After repeated efforts by West African leaders for the 51-year-old to step down on January 18, 2017 when his tenure officially elapsed, Guinea’s President Alpha Conde and Mauritanian President Mohamed Ould Abdel Aziz flew into The Gambia on Friday morning in a last ditch effort to persuade him to quit.
Jammeh, who was initially given a 12:00pm deadline to quit or face military action, asked for a four-hour extension for him to sort himself out but failed to leave at the end of the period. He, however, accepted to step aside shortly after, with Guinea being tipped to be his likely destination.

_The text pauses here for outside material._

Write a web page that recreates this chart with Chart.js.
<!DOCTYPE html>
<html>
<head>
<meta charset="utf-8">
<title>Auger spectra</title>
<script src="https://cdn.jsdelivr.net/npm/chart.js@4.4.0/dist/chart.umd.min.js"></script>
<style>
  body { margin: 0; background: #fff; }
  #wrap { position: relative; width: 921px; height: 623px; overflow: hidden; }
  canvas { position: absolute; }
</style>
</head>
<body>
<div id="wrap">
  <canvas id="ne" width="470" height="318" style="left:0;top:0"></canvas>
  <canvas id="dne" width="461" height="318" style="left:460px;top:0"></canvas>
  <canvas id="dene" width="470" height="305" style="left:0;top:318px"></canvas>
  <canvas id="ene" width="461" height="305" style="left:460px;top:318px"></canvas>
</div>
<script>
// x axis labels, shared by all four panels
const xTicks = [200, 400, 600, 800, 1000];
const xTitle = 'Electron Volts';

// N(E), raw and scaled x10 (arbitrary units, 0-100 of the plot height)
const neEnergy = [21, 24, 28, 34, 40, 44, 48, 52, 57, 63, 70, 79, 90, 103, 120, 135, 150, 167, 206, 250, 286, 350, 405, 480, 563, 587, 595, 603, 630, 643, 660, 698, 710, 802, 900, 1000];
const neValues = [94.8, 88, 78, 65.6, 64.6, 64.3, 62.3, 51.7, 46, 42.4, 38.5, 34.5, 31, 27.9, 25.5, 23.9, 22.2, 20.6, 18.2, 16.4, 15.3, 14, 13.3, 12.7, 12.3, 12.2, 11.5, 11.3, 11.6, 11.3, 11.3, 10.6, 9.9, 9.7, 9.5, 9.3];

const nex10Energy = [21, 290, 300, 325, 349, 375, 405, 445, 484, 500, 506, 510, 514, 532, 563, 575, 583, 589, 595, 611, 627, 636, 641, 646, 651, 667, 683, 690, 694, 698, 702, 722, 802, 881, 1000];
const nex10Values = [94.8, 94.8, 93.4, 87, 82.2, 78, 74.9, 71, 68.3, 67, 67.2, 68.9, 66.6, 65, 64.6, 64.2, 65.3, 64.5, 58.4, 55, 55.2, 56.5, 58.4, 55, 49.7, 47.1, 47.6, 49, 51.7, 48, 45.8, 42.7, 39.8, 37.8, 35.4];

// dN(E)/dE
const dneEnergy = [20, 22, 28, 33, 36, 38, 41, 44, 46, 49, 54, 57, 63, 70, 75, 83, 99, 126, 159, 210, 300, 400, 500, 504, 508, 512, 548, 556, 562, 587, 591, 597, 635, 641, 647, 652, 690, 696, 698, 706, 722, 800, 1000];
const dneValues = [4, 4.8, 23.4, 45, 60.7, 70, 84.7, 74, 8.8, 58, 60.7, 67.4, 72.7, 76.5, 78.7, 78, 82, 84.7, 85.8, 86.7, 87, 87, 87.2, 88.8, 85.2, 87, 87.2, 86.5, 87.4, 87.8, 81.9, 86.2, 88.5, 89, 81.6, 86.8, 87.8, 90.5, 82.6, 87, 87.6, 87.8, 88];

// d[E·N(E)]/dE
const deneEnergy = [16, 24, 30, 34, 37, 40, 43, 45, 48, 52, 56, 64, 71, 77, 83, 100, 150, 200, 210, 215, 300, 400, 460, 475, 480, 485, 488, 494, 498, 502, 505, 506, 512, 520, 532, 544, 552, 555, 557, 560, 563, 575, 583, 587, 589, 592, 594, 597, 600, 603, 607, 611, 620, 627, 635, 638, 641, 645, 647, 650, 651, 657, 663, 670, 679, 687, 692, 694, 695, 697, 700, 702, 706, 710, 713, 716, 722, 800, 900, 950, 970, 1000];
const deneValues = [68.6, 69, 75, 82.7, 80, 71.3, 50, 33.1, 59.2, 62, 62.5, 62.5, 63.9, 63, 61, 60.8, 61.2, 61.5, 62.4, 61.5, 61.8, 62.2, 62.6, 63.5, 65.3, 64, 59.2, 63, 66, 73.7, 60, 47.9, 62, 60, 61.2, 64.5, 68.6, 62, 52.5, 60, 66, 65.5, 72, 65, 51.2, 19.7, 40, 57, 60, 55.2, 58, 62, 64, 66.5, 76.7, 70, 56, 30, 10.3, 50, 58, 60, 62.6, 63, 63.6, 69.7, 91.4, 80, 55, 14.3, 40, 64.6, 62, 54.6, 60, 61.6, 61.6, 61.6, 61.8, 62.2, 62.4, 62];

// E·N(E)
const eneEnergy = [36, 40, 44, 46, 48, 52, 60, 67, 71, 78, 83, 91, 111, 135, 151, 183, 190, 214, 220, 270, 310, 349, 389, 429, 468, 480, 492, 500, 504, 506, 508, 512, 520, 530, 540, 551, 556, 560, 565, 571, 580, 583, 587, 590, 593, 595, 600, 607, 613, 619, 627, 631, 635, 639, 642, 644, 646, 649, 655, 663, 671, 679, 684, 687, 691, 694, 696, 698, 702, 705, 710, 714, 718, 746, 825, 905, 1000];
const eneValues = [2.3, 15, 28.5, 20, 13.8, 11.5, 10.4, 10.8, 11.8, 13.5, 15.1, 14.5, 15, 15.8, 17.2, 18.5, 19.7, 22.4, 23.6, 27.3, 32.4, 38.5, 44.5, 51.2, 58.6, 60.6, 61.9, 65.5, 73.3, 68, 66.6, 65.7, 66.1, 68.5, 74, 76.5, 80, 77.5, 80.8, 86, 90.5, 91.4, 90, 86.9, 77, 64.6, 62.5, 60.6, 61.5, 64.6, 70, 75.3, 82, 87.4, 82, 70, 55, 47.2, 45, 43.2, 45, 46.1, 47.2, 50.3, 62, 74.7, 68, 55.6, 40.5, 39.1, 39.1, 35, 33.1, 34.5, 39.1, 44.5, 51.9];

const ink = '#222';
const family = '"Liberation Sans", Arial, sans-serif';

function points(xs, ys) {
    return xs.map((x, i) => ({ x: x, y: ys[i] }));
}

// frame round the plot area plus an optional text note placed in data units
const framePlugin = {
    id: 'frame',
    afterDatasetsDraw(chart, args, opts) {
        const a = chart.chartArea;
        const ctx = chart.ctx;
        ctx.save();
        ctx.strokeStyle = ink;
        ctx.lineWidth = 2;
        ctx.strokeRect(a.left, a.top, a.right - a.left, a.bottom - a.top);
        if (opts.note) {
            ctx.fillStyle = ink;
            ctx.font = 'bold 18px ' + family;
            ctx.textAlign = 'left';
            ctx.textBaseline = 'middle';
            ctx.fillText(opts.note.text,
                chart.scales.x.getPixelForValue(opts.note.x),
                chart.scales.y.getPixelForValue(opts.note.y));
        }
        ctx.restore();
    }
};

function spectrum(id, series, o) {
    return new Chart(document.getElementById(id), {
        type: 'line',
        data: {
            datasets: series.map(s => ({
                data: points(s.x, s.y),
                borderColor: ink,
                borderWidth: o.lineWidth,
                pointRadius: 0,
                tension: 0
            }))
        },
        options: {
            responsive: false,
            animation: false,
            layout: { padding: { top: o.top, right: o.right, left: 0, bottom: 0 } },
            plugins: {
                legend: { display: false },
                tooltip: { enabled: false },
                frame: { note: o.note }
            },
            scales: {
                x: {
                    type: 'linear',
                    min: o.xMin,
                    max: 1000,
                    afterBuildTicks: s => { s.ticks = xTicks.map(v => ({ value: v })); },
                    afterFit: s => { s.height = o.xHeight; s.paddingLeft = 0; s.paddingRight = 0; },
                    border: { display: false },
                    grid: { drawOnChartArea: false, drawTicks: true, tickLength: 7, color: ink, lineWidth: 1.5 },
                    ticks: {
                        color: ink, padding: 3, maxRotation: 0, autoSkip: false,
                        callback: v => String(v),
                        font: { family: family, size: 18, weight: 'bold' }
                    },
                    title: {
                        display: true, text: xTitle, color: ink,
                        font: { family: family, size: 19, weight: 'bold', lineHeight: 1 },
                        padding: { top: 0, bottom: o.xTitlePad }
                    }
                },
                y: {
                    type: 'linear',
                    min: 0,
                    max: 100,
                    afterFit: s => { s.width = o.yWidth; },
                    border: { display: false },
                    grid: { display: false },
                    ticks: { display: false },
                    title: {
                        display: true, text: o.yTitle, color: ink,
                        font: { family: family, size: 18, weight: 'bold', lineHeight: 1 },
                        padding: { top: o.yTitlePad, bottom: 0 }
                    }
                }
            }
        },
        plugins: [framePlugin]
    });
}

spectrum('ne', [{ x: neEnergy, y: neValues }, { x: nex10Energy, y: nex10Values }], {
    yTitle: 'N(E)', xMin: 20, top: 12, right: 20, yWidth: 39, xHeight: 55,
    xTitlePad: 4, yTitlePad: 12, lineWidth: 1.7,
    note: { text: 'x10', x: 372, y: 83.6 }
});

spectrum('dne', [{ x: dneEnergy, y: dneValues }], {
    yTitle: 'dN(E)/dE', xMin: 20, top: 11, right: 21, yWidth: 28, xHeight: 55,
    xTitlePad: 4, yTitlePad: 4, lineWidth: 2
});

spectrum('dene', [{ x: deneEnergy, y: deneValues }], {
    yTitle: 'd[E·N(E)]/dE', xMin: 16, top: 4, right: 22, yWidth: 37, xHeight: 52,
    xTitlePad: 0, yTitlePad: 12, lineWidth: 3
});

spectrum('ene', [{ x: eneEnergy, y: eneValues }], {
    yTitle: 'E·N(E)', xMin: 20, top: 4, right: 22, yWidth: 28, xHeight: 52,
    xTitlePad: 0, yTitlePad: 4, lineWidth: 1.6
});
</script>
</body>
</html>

In a tweet on Friday afternoon, Barrow broke the news to his supporters, calling for prayers for The Gambia as he takes over leadership of the country.

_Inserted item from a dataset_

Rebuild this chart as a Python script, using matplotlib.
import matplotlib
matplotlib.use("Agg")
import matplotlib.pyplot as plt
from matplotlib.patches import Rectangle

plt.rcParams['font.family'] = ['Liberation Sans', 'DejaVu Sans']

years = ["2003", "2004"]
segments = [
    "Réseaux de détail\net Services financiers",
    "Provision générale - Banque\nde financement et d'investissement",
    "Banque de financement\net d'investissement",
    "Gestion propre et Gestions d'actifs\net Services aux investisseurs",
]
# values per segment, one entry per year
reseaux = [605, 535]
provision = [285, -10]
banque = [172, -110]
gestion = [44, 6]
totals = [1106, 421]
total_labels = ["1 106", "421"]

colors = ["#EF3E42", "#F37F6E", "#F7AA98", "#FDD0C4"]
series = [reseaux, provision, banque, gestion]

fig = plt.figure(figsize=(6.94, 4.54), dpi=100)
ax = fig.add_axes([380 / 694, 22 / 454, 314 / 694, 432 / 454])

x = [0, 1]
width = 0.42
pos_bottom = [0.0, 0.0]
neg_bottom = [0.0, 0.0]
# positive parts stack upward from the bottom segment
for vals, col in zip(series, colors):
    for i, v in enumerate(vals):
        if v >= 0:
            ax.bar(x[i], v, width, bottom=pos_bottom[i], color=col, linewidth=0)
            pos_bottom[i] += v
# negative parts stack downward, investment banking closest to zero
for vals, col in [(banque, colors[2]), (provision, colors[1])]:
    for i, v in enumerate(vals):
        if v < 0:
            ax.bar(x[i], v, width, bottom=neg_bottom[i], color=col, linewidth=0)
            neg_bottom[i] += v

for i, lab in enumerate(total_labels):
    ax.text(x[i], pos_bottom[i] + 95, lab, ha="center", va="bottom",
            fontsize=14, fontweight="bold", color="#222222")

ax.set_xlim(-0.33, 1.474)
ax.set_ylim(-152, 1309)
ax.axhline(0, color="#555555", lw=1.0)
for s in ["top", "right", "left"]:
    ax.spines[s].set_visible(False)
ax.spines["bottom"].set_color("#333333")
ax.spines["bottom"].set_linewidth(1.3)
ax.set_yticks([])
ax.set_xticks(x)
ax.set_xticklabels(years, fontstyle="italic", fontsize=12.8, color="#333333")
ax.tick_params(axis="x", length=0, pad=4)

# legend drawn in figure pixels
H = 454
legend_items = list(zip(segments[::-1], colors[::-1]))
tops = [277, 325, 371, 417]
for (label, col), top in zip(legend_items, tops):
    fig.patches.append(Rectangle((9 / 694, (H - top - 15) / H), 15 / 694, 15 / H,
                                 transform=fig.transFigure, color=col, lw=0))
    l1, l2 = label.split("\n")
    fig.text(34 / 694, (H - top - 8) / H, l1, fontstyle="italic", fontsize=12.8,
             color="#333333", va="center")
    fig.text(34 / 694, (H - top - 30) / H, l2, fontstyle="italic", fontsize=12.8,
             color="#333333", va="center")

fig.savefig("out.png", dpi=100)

“I would like to inform you that Yahya Jammeh has agreed to step down. He is scheduled to depart Gambia today. #NewGambia,” Barrow had tweeted on Friday from Senegal where he had been taking refuge and eventually sworn in on Thursday at the Gambian Embassy.
France 24, a French news agency, also reported that Jammeh was currently writing a statement where he accepts to leave, in the presence of Guinean officials.
Jammeh, who had ruled over the tiny West African country for 22 years after seizing power in 1994 through a military coup, initially congratulated Barrow after elections results were announced on December 1, 2006 but suddenly made a U-turn eight days later, rejecting the outcome and calling for fresh polls. The move sent panic across the nation, with many citizens and tourists fleeing to neighbouring countries for safety.
The 51-year-old, who once vowed to rule The Gambia for a billion years, rejected offer of asylum from a number of African countries including Morocco before eventually agreeing to quit on Friday.